_Direction_: Retype the data exactly, from its first line to the line containing "-- ++(38.5,-18) -- ++(-20.5,0)", including both, and skip any picture.

_Material_:
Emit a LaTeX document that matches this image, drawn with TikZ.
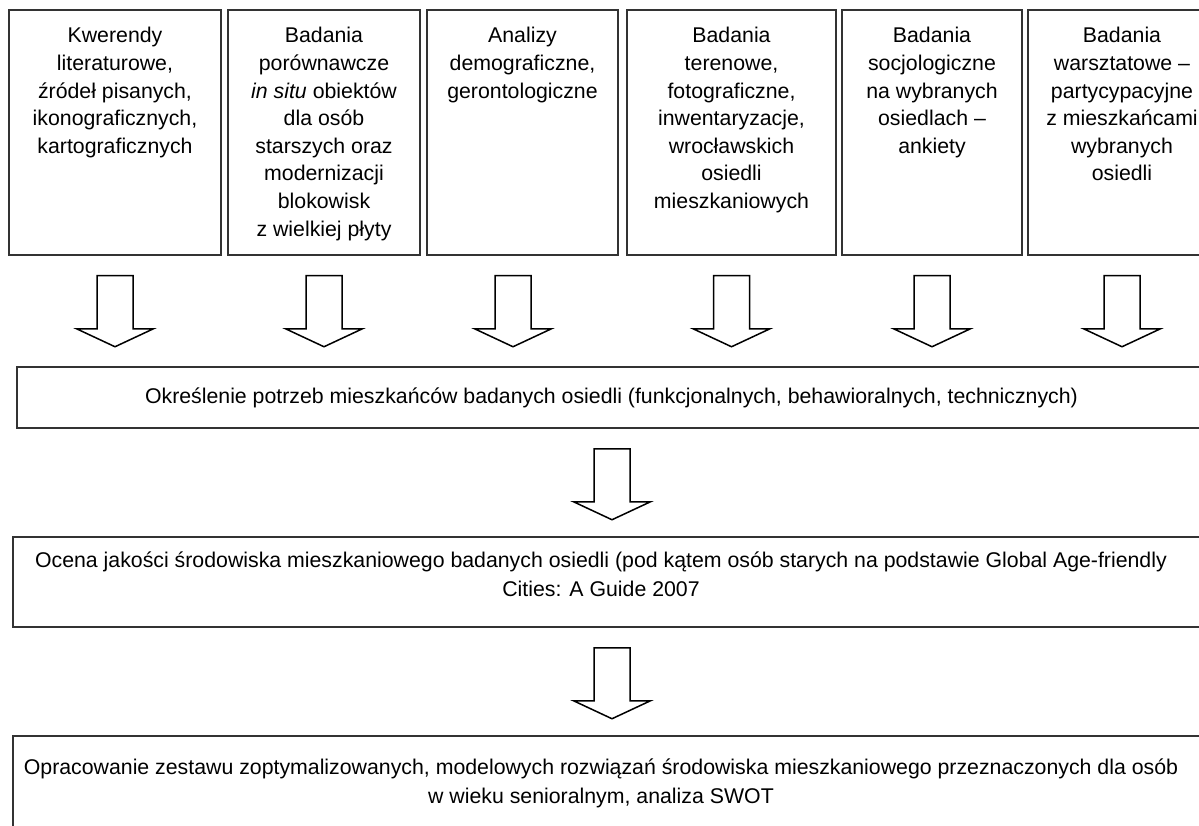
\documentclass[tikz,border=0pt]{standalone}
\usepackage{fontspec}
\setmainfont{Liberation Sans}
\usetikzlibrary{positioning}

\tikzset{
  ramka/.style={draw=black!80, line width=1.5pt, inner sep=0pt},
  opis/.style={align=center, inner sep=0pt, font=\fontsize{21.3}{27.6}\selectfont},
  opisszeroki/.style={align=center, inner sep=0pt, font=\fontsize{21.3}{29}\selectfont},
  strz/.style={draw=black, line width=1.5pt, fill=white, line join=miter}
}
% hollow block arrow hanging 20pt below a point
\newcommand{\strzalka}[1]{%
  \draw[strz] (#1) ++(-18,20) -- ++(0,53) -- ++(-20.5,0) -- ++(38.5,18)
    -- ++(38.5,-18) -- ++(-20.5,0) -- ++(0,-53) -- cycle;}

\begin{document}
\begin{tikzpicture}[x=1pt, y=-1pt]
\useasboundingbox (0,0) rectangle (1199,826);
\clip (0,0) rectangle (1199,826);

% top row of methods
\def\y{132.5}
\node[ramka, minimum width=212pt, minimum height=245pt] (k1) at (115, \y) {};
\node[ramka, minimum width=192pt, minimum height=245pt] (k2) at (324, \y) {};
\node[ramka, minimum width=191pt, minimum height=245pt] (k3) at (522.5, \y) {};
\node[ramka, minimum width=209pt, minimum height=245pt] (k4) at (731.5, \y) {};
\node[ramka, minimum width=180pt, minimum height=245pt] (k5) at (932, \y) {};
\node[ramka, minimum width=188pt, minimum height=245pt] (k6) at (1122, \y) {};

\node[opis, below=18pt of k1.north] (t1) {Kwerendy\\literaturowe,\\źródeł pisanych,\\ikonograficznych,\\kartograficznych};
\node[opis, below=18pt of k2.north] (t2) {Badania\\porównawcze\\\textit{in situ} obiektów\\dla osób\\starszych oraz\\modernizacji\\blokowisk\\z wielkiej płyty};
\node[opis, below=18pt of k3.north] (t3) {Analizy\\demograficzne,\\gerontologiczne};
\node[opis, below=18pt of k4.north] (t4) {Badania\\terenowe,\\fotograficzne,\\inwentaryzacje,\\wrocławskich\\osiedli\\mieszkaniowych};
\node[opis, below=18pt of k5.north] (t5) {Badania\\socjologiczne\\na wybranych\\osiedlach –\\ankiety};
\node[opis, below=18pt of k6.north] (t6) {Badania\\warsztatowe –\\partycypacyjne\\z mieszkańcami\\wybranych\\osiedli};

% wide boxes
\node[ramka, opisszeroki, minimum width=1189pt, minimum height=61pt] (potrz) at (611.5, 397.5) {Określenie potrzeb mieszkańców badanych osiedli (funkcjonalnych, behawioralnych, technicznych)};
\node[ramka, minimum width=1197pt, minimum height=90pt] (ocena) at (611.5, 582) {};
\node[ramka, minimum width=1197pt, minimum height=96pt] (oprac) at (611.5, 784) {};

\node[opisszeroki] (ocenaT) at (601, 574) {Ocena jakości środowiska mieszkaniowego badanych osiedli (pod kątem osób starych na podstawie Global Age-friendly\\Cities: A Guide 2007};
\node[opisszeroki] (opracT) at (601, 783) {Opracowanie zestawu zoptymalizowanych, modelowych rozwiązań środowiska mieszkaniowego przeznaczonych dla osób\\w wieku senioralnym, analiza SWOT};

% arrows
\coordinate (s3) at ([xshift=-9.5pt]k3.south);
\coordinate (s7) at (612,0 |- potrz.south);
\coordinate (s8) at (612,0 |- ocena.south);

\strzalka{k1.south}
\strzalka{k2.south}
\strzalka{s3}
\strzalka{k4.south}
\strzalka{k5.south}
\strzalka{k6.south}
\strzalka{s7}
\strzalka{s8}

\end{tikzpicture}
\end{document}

_Answer to the task_:
Emit a LaTeX document that matches this image, drawn with TikZ.
\documentclass[tikz,border=0pt]{standalone}
\usepackage{fontspec}
\setmainfont{Liberation Sans}
\usetikzlibrary{positioning}

\tikzset{
  ramka/.style={draw=black!80, line width=1.5pt, inner sep=0pt},
  opis/.style={align=center, inner sep=0pt, font=\fontsize{21.3}{27.6}\selectfont},
  opisszeroki/.style={align=center, inner sep=0pt, font=\fontsize{21.3}{29}\selectfont},
  strz/.style={draw=black, line width=1.5pt, fill=white, line join=miter}
}
% hollow block arrow hanging 20pt below a point
\newcommand{\strzalka}[1]{%
  \draw[strz] (#1) ++(-18,20) -- ++(0,53) -- ++(-20.5,0) -- ++(38.5,18)
    -- ++(38.5,-18) -- ++(-20.5,0) -- ++(0,-53) -- cycle;}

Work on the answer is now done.